Security teams also underestimate how often partial invalidation creates false confidence. A session may disappear from one browser while a refresh token, device token, or delegated OAuth grant remains active elsewhere. Current guidance from the NIST Cybersecurity Framework 2.0 emphasises governance, asset control, and recovery, but the practical mistake is assuming the front end is the source of truth. In practice, many teams discover lingering access only after an account closure, incident response review, or customer complaint reveals the backend never fully revoked it.
How It Works in Practice
Effective logout and closure require synchronising multiple layers of state. The application must end the current session, the identity provider must invalidate server-side grants, and any downstream systems that trusted the old credential must stop accepting it. For humans, this usually means expiring access tokens, revoking refresh tokens, clearing cookies, and terminating active sessions across devices. For NHIs, the same lifecycle logic applies more forcefully because tokens, certificates, and secrets often drive machine-to-machine access long after the original requester is gone.
For practitioners, the useful pattern is to treat revocation as an event, not a page transition. That means:
- Server-side session state must be authoritative, not client-side logout buttons.
- Refresh tokens and delegated grants must be revoked, not merely hidden from the browser.
- Downstream caches, brokers, and API gateways need explicit invalidation or short TTLs.
- Account closure should trigger entitlement removal, key rotation, and audit logging.
- Where possible, use short-lived credentials so the maximum residual access window is small.

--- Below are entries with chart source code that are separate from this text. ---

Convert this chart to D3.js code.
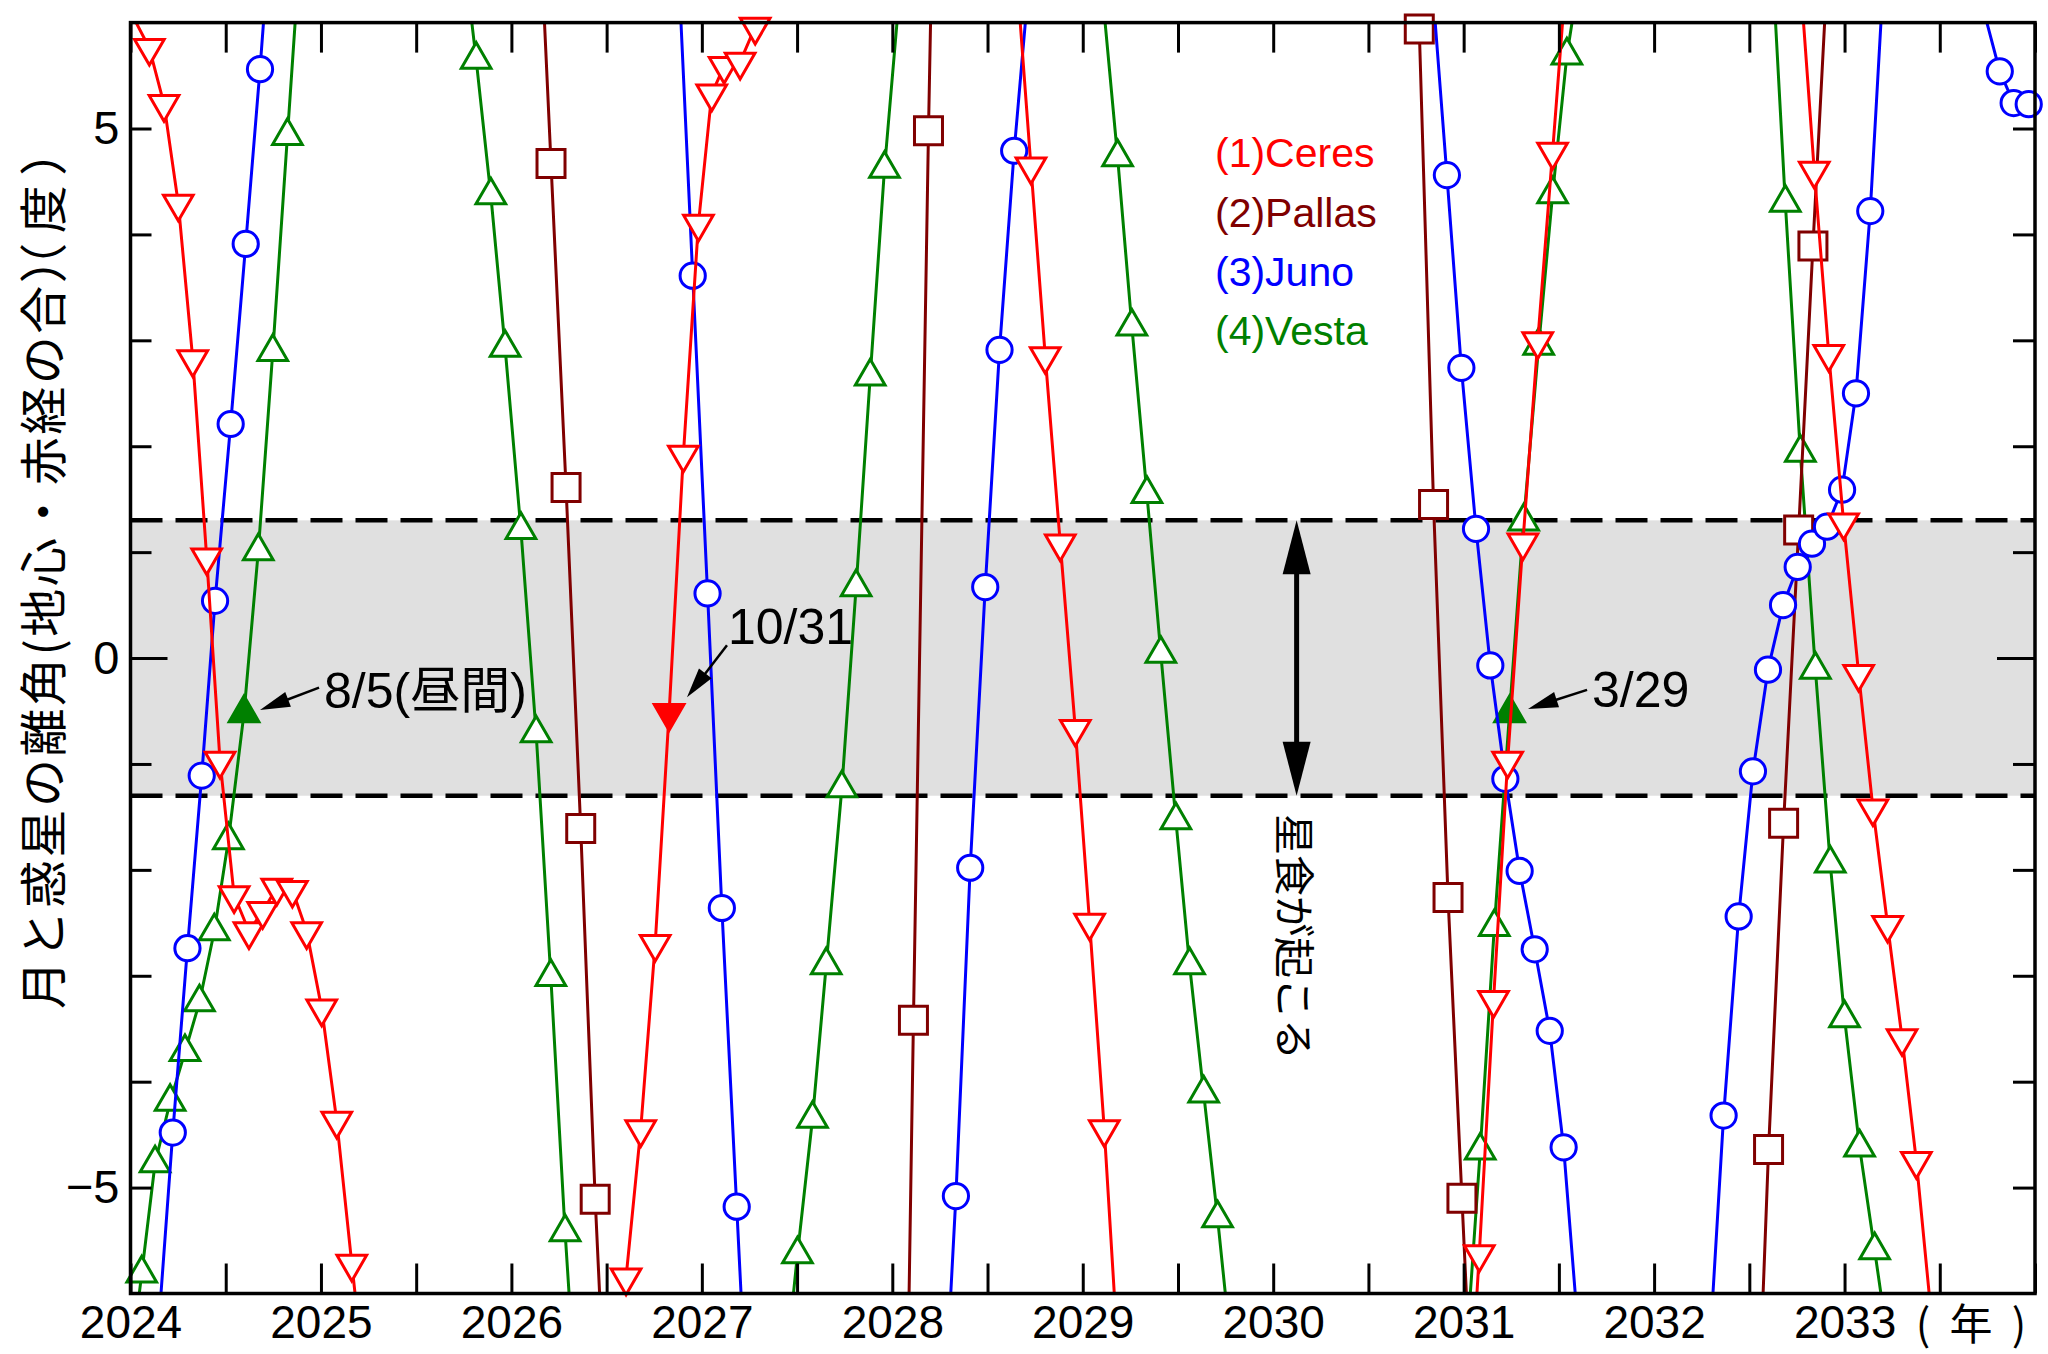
<!DOCTYPE html>
<html><head><meta charset="utf-8">
<script src="https://cdn.jsdelivr.net/npm/d3@7"></script>
<style>body{margin:0;background:#fff}svg{display:block}</style>
</head><body>
<svg id="chart" width="2048" height="1354"></svg>
<script>
// ---------------- data ----------------
const xTickValues = d3.range(2024, 2034.001, 0.5);
const yearLabels = [2024, 2025, 2026, 2027, 2028, 2029, 2030, 2031, 2032, 2033];
const yTickValues = [-5, -4, -3, -2, -1, 0, 1, 2, 3, 4, 5];
const yLabelValues = [-5, 0, 5];
const occultationLimit = 1.3;
const seriesNames = ["(1)Ceres", "(2)Pallas", "(3)Juno", "(4)Vesta"];

// each pass: [year, separation(deg)], first/last points lie outside the frame
const ceres = [
  [[2024.015,6.05],[2024.099,5.76],[2024.176,5.23],[2024.251,4.29],[2024.327,2.82],[2024.400,0.95],[2024.470,-0.97],[2024.544,-2.24],[2024.622,-2.58],[2024.694,-2.39],[2024.768,-2.17],[2024.850,-2.19],[2024.925,-2.58],[2025.004,-3.31],[2025.083,-4.37],[2025.162,-5.72],[2025.240,-7.0]],
  [[2026.525,-7.25],[2026.602,-5.85],[2026.679,-4.45],[2026.755,-2.70],[2026.828,-0.52],[2026.903,1.92],[2026.982,4.10],[2027.052,5.33],[2027.117,5.59],[2027.201,5.63],[2027.280,5.96],[2027.360,6.6]],
  [[2028.653,6.45],[2028.728,4.64],[2028.803,2.85],[2028.882,1.08],[2028.961,-0.67],[2029.036,-2.50],[2029.113,-4.45],[2029.190,-6.72]],
  [[2031.007,-7.9],[2031.082,-5.63],[2031.157,-3.23],[2031.231,-0.97],[2031.311,1.09],[2031.389,2.99],[2031.467,4.78],[2031.545,6.6]],
  [[2032.766,6.46],[2032.841,4.60],[2032.917,2.87],[2032.995,1.28],[2033.074,-0.15],[2033.149,-1.42],[2033.226,-2.52],[2033.302,-3.59],[2033.377,-4.75],[2033.455,-6.2]]
];
const pallas = [
  [[2026.130,7.7],[2026.208,4.67],[2026.287,1.61],[2026.364,-1.61],[2026.440,-5.11],[2026.515,-8.0]],
  [[2028.035,-12.0],[2028.111,-3.42],[2028.190,4.98],[2028.270,12.5]],
  [[2030.692,10.4],[2030.767,5.94],[2030.842,1.45],[2030.918,-2.26],[2030.991,-5.10],[2031.066,-8.0]],
  [[2032.526,-8.2],[2032.601,-4.64],[2032.680,-1.56],[2032.759,1.21],[2032.834,3.89],[2032.910,6.5]]
];
const juno = [
  [[2024.147,-6.32],[2024.222,-4.48],[2024.299,-2.74],[2024.374,-1.11],[2024.444,0.54],[2024.526,2.21],[2024.605,3.91],[2024.680,5.56],[2024.755,7.36]],
  [[2026.875,6.6],[2026.952,3.61],[2027.030,0.61],[2027.105,-2.36],[2027.183,-5.18],[2027.260,-7.95]],
  [[2028.260,-7.6],[2028.334,-5.08],[2028.409,-1.98],[2028.488,0.67],[2028.563,2.91],[2028.640,4.79],[2028.715,6.34]],
  [[2030.837,6.32],[2030.912,4.56],[2030.988,2.74],[2031.065,1.22],[2031.140,-0.07],[2031.219,-1.14],[2031.294,-2.01],[2031.373,-2.75],[2031.452,-3.52],[2031.525,-4.62],[2031.600,-6.32]],
  [[2032.290,-6.57],[2032.365,-4.32],[2032.444,-2.44],[2032.519,-1.07],[2032.598,-0.11],[2032.677,0.50],[2032.754,0.86],[2032.829,1.08],[2032.908,1.24],[2032.987,1.59],[2033.060,2.50],[2033.135,4.22],[2033.210,6.6]],
  [[2033.740,6.05],[2033.815,5.54],[2033.888,5.24],[2033.967,5.23],[2034.040,5.5]]
];
const vesta = [
  [[2023.985,-6.9],[2024.059,-5.81],[2024.129,-4.77],[2024.208,-4.19],[2024.286,-3.72],[2024.362,-3.25],[2024.440,-2.58],[2024.514,-1.72],[2024.596,-0.52],[2024.671,1.01],[2024.747,2.89],[2024.824,4.93],[2024.900,6.94]],
  [[2025.740,6.8],[2025.815,5.65],[2025.892,4.37],[2025.967,2.93],[2026.050,1.21],[2026.130,-0.71],[2026.207,-3.01],[2026.282,-5.42],[2026.360,-7.6]],
  [[2027.426,-6.97],[2027.502,-5.63],[2027.581,-4.35],[2027.653,-2.90],[2027.735,-1.23],[2027.810,0.67],[2027.884,2.66],[2027.959,4.62],[2028.035,6.22]],
  [[2029.107,6.2],[2029.183,4.73],[2029.258,3.13],[2029.337,1.55],[2029.410,0.04],[2029.489,-1.53],[2029.561,-2.90],[2029.635,-4.11],[2029.708,-5.29],[2029.783,-6.6]],
  [[2031.012,-6.6],[2031.087,-4.65],[2031.161,-2.54],[2031.241,-0.52],[2031.315,1.29],[2031.394,2.95],[2031.467,4.38],[2031.542,5.69],[2031.617,6.55]],
  [[2032.612,6.85],[2032.689,4.30],[2032.768,1.94],[2032.847,-0.11],[2032.925,-1.94],[2033.000,-3.40],[2033.079,-4.62],[2033.158,-5.59],[2033.235,-6.55]]
];
// occultation events (filled markers) with labels
const eventSeries = [3, 0, 3];
const eventYears = [2024.596, 2026.828, 2031.241];
const eventLabels = ["8/5(昼間)", "10/31", "3/29"];
// label anchor / arrow tail / arrow tip, in data units
const eventTextPos = [[2025.016,-0.30],[2027.137,0.30],[2031.674,-0.29]];
const eventArrowTail = [[2024.990,-0.28],[2027.132,0.12],[2031.648,-0.30]];
const eventArrowTip = [[2024.680,-0.49],[2026.922,-0.37],[2031.338,-0.48]];
const bandArrowYear = 2030.123;

// ---------------- drawing ----------------
const svg = d3.select("#chart");
const L = 130.5, R = 2035, T = 22.6, B = 1293.5;
const x = d3.scaleLinear().domain([2024, 2034]).range([L, R]);
const y = d3.scaleLinear().domain([-6, 6]).range([B, T]);
const latin = "'Liberation Sans', Arial, 'Noto Sans CJK JP', sans-serif";
const cjk = "'Noto Sans CJK JP', 'Noto Sans CJK SC', sans-serif";

svg.append("rect").attr("width", 2048).attr("height", 1354).attr("fill", "#fff");
svg.append("defs").append("clipPath").attr("id", "plotclip")
  .append("rect").attr("x", L).attr("y", T).attr("width", R - L).attr("height", B - T);

// band
svg.append("rect").attr("x", L).attr("width", R - L)
  .attr("y", y(occultationLimit)).attr("height", y(-occultationLimit) - y(occultationLimit))
  .attr("fill", "#e0e0e0");
[occultationLimit, -occultationLimit].forEach(v => {
  svg.append("line").attr("x1", L).attr("x2", R).attr("y1", y(v)).attr("y2", y(v))
    .attr("stroke", "#000").attr("stroke-width", 4.5).attr("stroke-dasharray", "32,13");
});

// series
const allSeries = [ceres, pallas, juno, vesta];
const colors = ["#ff0000", "#800000", "#0000ff", "#008000"];
const symbols = [
  {type: d3.symbolTriangle, size: 380, rot: 180},
  {type: d3.symbolSquare, size: 784, rot: 0},
  {type: d3.symbolCircle, size: 500, rot: 0},
  {type: d3.symbolTriangle, size: 380, rot: 0}
];
const line = d3.line().x(d => x(d[0])).y(d => y(d[1]));
const drawOrder = [3, 1, 2, 0];
drawOrder.forEach(si => {
  const g = svg.append("g");
  const gl = g.append("g").attr("clip-path", "url(#plotclip)");
  allSeries[si].forEach(pass => {
    gl.append("path").attr("d", line(pass)).attr("fill", "none")
      .attr("stroke", colors[si]).attr("stroke-width", 3).attr("stroke-linejoin", "round");
  });
  const pts = allSeries[si].flat().filter(d => d[0] >= 2024 && d[0] <= 2034 && d[1] >= -6 && d[1] <= 6);
  const sym = d3.symbol().type(symbols[si].type).size(symbols[si].size);
  g.selectAll("path.m").data(pts).join("path").attr("class", "m")
    .attr("d", sym)
    .attr("transform", d => `translate(${x(d[0])},${y(d[1])}) rotate(${symbols[si].rot})`)
    .attr("fill", d => eventYears.some((ey, k) => eventSeries[k] === si && Math.abs(ey - d[0]) < 0.002) ? colors[si] : "#fff")
    .attr("stroke", colors[si]).attr("stroke-width", 3);
});

// frame & ticks
function styleAxis(g) {
  g.selectAll(".domain").remove();
  g.selectAll(".tick line").attr("stroke", "#000").attr("stroke-width", 3);
}
svg.append("g").attr("transform", `translate(0,${B})`)
  .call(d3.axisBottom(x).tickValues(xTickValues).tickSizeInner(-30).tickSizeOuter(0).tickFormat(""))
  .call(styleAxis);
svg.append("g").attr("transform", `translate(0,${T})`)
  .call(d3.axisTop(x).tickValues(xTickValues).tickSizeInner(-30).tickSizeOuter(0).tickFormat(""))
  .call(styleAxis);
const gl = svg.append("g").attr("transform", `translate(${L},0)`)
  .call(d3.axisLeft(y).tickValues(yTickValues).tickSizeInner(-21).tickSizeOuter(0).tickFormat(""))
  .call(styleAxis);
gl.selectAll(".tick").filter(d => d === 0).select("line").attr("x2", 37);
const gr = svg.append("g").attr("transform", `translate(${R},0)`)
  .call(d3.axisRight(y).tickValues(yTickValues).tickSizeInner(-22).tickSizeOuter(0).tickFormat(""))
  .call(styleAxis);
gr.selectAll(".tick").filter(d => d === 0).select("line").attr("x2", -38);
svg.append("rect").attr("x", L).attr("y", T).attr("width", R - L).attr("height", B - T)
  .attr("fill", "none").attr("stroke", "#000").attr("stroke-width", 3.5);

// tick labels
const gxl = svg.append("g").attr("transform", `translate(0,${B})`)
  .call(d3.axisBottom(x).tickValues(yearLabels).tickSize(0).tickPadding(12).tickFormat(d3.format("d")));
gxl.select(".domain").remove();
gxl.selectAll("text").attr("font-family", latin).attr("font-size", 46).attr("fill", "#000");
const gyl = svg.append("g").attr("transform", `translate(${L},0)`)
  .call(d3.axisLeft(y).tickValues(yLabelValues).tickSize(0).tickPadding(11).tickFormat(d3.format("d")));
gyl.select(".domain").remove();
gyl.selectAll("text").attr("font-family", latin).attr("font-size", 47).attr("fill", "#000");

// axis titles
const yTitle = svg.append("text").attr("transform", "translate(40,567) rotate(-90)")
  .attr("text-anchor", "middle").attr("dominant-baseline", "central")
  .attr("letter-spacing", 2.5)
  .attr("font-family", cjk).attr("font-size", 48).attr("fill", "#000");
[["月と惑星の離角(地心・赤経の合）", 0], ["（", -34], ["度", 7], ["）", 7]].forEach(([t, dx]) => {
  yTitle.append("tspan").attr("dx", dx).text(t);
});
const unitText = svg.append("text").attr("y", 1321)
  .attr("text-anchor", "middle").attr("dominant-baseline", "central")
  .attr("font-family", cjk).attr("font-size", 43).attr("fill", "#000");
[["(", 1923], ["年", 1971], [")", 2019]].forEach(([t, px]) => {
  unitText.append("tspan").attr("x", px).attr("text-anchor", "middle").text(t);
});

// legend
seriesNames.forEach((n, i) => {
  svg.append("text").attr("x", 1215).attr("y", 153 + i * 59.2).attr("dy", "0.35em")
    .attr("font-family", latin).attr("font-size", 41).attr("fill", colors[i]).text(n);
});

// double arrow for occultation band
function arrowHead(x1, y1, x2, y2, len, half) {
  const dx = x2 - x1, dy = y2 - y1, d = Math.hypot(dx, dy), ux = dx / d, uy = dy / d;
  const bx = x2 - ux * len, by = y2 - uy * len;
  return `M${x2},${y2}L${bx - uy * half},${by + ux * half}L${bx + uy * half},${by - ux * half}Z`;
}
const ax = x(bandArrowYear), ay1 = y(occultationLimit), ay2 = y(-occultationLimit);
svg.append("line").attr("x1", ax).attr("x2", ax).attr("y1", ay1 + 40).attr("y2", ay2 - 40)
  .attr("stroke", "#000").attr("stroke-width", 5);
svg.append("path").attr("d", arrowHead(ax, ay2, ax, ay1, 54, 14)).attr("fill", "#000");
svg.append("path").attr("d", arrowHead(ax, ay1, ax, ay2, 54, 14)).attr("fill", "#000");
svg.append("text").attr("transform", `translate(${ax},814) rotate(90)`)
  .attr("text-anchor", "start").attr("dominant-baseline", "central")
  .attr("font-family", cjk).attr("font-size", 41).attr("fill", "#000").text("星食が起こる");

// event annotations
eventLabels.forEach((lab, i) => {
  const tx = x(eventArrowTail[i][0]), ty = y(eventArrowTail[i][1]);
  const px = x(eventArrowTip[i][0]), py = y(eventArrowTip[i][1]);
  const d = Math.hypot(px - tx, py - ty);
  svg.append("line").attr("x1", tx).attr("y1", ty)
    .attr("x2", px - (px - tx) / d * 24).attr("y2", py - (py - ty) / d * 24)
    .attr("stroke", "#000").attr("stroke-width", 2.5);
  svg.append("path").attr("d", arrowHead(tx, ty, px, py, 30, 8)).attr("fill", "#000");
  svg.append("text").attr("x", x(eventTextPos[i][0])).attr("y", y(eventTextPos[i][1]))
    .attr("dy", "0.36em").attr("font-family", latin).attr("font-size", 50).attr("fill", "#000")
    .text(lab);
});
</script>
</body></html>
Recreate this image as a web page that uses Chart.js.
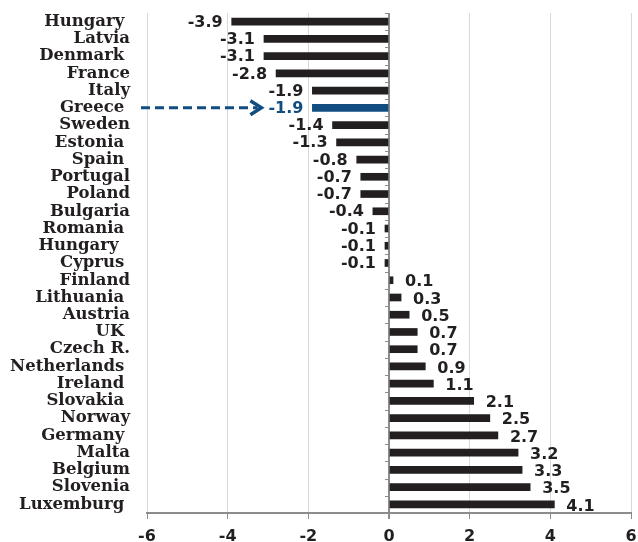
<!DOCTYPE html>
<html>
<head>
<meta charset="utf-8">
<script src="https://cdn.jsdelivr.net/npm/chart.js@4"></script>
<style>
  body { margin: 0; background: #fff; }
  #wrap { width: 638px; height: 542px; }
</style>
</head>
<body>
<div id="wrap"><canvas id="balanceChart" width="638" height="542"></canvas></div>
<script>
// country labels (trailing spaces kept as in the original sheet)
var countries = ['Hungary ', 'Latvia', 'Denmark ', 'France', 'Italy', 'Greece ', 'Sweden', 'Estonia ',
  'Spain ', 'Portugal', 'Poland', 'Bulgaria', 'Romania ', 'Hungary  ', 'Cyprus ', 'Finland',
  'Lithuania ', 'Austria', 'UK ', 'Czech R.', 'Netherlands ', 'Ireland ', 'Slovakia ', 'Norway',
  'Germany ', 'Malta', 'Belgium', 'Slovenia', 'Luxemburg '];
var changes = [-3.9, -3.1, -3.1, -2.8, -1.9, -1.9, -1.4, -1.3, -0.8, -0.7, -0.7, -0.4, -0.1, -0.1, -0.1,
  0.1, 0.3, 0.5, 0.7, 0.7, 0.9, 1.1, 2.1, 2.5, 2.7, 3.2, 3.3, 3.5, 4.1];
var xTicks = [-6, -4, -2, 0, 2, 4, 6];
var highlight = 'Greece ';

var dark = '#231f20';
var blue = '#114d80';
var hiIndex = countries.indexOf(highlight);

var valueLabels = {
  id: 'valueLabels',
  afterDatasetsDraw: function(chart) {
    var ctx = chart.ctx;
    var xs = chart.scales.x, ys = chart.scales.y;
    var area = chart.chartArea;
    var x0 = xs.getPixelForValue(0);
    ctx.save();

    // small ticks on the zero axis between categories
    ctx.strokeStyle = '#8c8c8c';
    ctx.lineWidth = 1;
    for (var i = 0; i <= countries.length; i++) {
      var yb = area.top + i * (area.bottom - area.top) / countries.length;
      ctx.beginPath();
      ctx.moveTo(x0 - 4, Math.round(yb) + 0.5);
      ctx.lineTo(x0, Math.round(yb) + 0.5);
      ctx.stroke();
    }

    ctx.font = 'bold 16px "DejaVu Sans"';
    ctx.textBaseline = 'middle';
    changes.forEach(function(v, i) {
      var y = ys.getPixelForValue(i);
      var xe = xs.getPixelForValue(v);
      var txt = v.toFixed(1);
      ctx.fillStyle = i === hiIndex ? blue : dark;
      if (v < 0) {
        ctx.textAlign = 'right';
        ctx.fillText(txt, xe - 9, y + 1);
      } else {
        ctx.textAlign = 'left';
        ctx.fillText(txt, xe + 12, y + 2);
      }
    });

    // dashed arrow pointing at Greece
    var yg = ys.getPixelForValue(hiIndex);
    var gx = xs.getPixelForValue(changes[hiIndex]) - 9 - ctx.measureText(changes[hiIndex].toFixed(1)).width;
    var tip = gx - 7;
    ctx.strokeStyle = blue;
    ctx.lineWidth = 3;
    ctx.setLineDash([9, 5]);
    ctx.beginPath();
    ctx.moveTo(area.left - 6, yg);
    ctx.lineTo(tip - 4, yg);
    ctx.stroke();
    ctx.setLineDash([]);
    ctx.lineWidth = 3.5;
    ctx.beginPath();
    ctx.moveTo(tip - 11, yg - 7);
    ctx.lineTo(tip, yg);
    ctx.lineTo(tip - 11, yg + 7);
    ctx.stroke();
    ctx.restore();
  }
};

var chart = new Chart(document.getElementById('balanceChart').getContext('2d'), {
  type: 'bar',
  data: {
    labels: countries,
    datasets: [{
      data: changes,
      backgroundColor: countries.map(function(c) { return c === highlight ? blue : dark; }),
      barThickness: 7
    }]
  },
  options: {
    indexAxis: 'y',
    responsive: false,
    animation: false,
    layout: { padding: { top: 13, right: 7, left: 0, bottom: 0 } },
    plugins: { legend: { display: false }, tooltip: { enabled: false } },
    scales: {
      x: {
        min: -6, max: 6,
        afterBuildTicks: function(scale) {
          scale.ticks = xTicks.map(function(v) { return { value: v }; });
        },
        afterFit: function(scale) {
          scale.height = 29;
          scale.paddingLeft = 0;
          scale.paddingRight = 0;
        },
        grid: {
          color: function(c) { return c.tick && c.tick.value === 0 ? '#8c8c8c' : '#d9d9d9'; },
          lineWidth: function(c) { return c.tick && c.tick.value === 0 ? 2 : 1; },
          tickColor: '#8c8c8c',
          tickLength: 6
        },
        border: { color: '#8c8c8c', width: 2 },
        ticks: {
          color: dark,
          padding: 8,
          font: { family: 'DejaVu Sans', weight: 'bold', size: 16 }
        }
      },
      y: {
        afterFit: function(scale) {
          scale.width = 147;
          scale.paddingTop = 0;
          scale.paddingBottom = 0;
        },
        grid: { display: false, drawTicks: false },
        border: { display: false },
        ticks: {
          autoSkip: false,
          padding: 17,
          color: dark,
          font: { family: 'DejaVu Serif', weight: 'bold', size: 16.5 }
        }
      }
    }
  },
  plugins: [valueLabels]
});
</script>
</body>
</html>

This is closely aligned with NHI lifecycle guidance in the Ultimate Guide to NHIs, which highlights how offboarding failures and long-lived secrets widen exposure. It also maps to NIST’s emphasis on recoverable, controlled identity processes in the NIST Cybersecurity Framework 2.0. A practical closure workflow should also notify dependent services that a principal has been disabled, because modern architectures routinely reuse access through caches, token exchanges, and third-party integrations. These controls tend to break down in distributed environments with offline clients, federated identity, or loosely coupled SaaS integrations because revocation cannot propagate instantly everywhere.
Common Variations and Edge Cases
Tighter logout and closure controls often increase operational overhead, requiring organisations to balance revocation speed against user experience and support load. The tradeoff is especially visible in high-availability systems, where aggressive token invalidation can break active workflows or force reauthentication more often than users expect.
There is no universal standard for this yet across every identity stack, but current guidance suggests different handling for different credential types. Browser sessions can usually be ended immediately, while refresh tokens, device-bound credentials, and long-lived API keys often require coordinated expiry and rotation. Account closure is also not always the same as deletion: some environments need retention for legal or audit reasons, but retained records should not imply retained access.
Edge cases include single sign-on portals with multiple upstream apps, mobile clients that cache tokens offline, and third-party OAuth connections that continue to operate after a user leaves. This is where many teams miss the real risk: a “closed” account may still have valid machine access, even if the interactive login has been disabled. The broader NHI risk picture in the Ultimate Guide to NHIs shows why lifecycle controls must extend beyond humans, because dormant credentials and invisible integrations are often the last surviving path to the system.
Standards & Framework Alignment
This section maps relevant standards and security frameworks to the operational risks and controls described in this guidance.
OWASP Non-Human Identity Top 10 address the attack and risk surface, while NIST CSF 2.0 and NIST AI RMF set the governance and control requirements practitioners need to meet.
| Framework | Control / Reference | Relevance |
|---|---|---|
| NIST CSF 2.0 | PR.AA-5 | Identity lifecycle and revocation map to ending access after closure. |
| OWASP Non-Human Identity Top 10 | NHI-03 | Long-lived secrets and weak offboarding are core non-human identity risks. |
| NIST AI RMF | Lifecycle governance supports accountable, controlled identity operations. |
Make account closure trigger authoritative revocation across session, token, and downstream trust stores.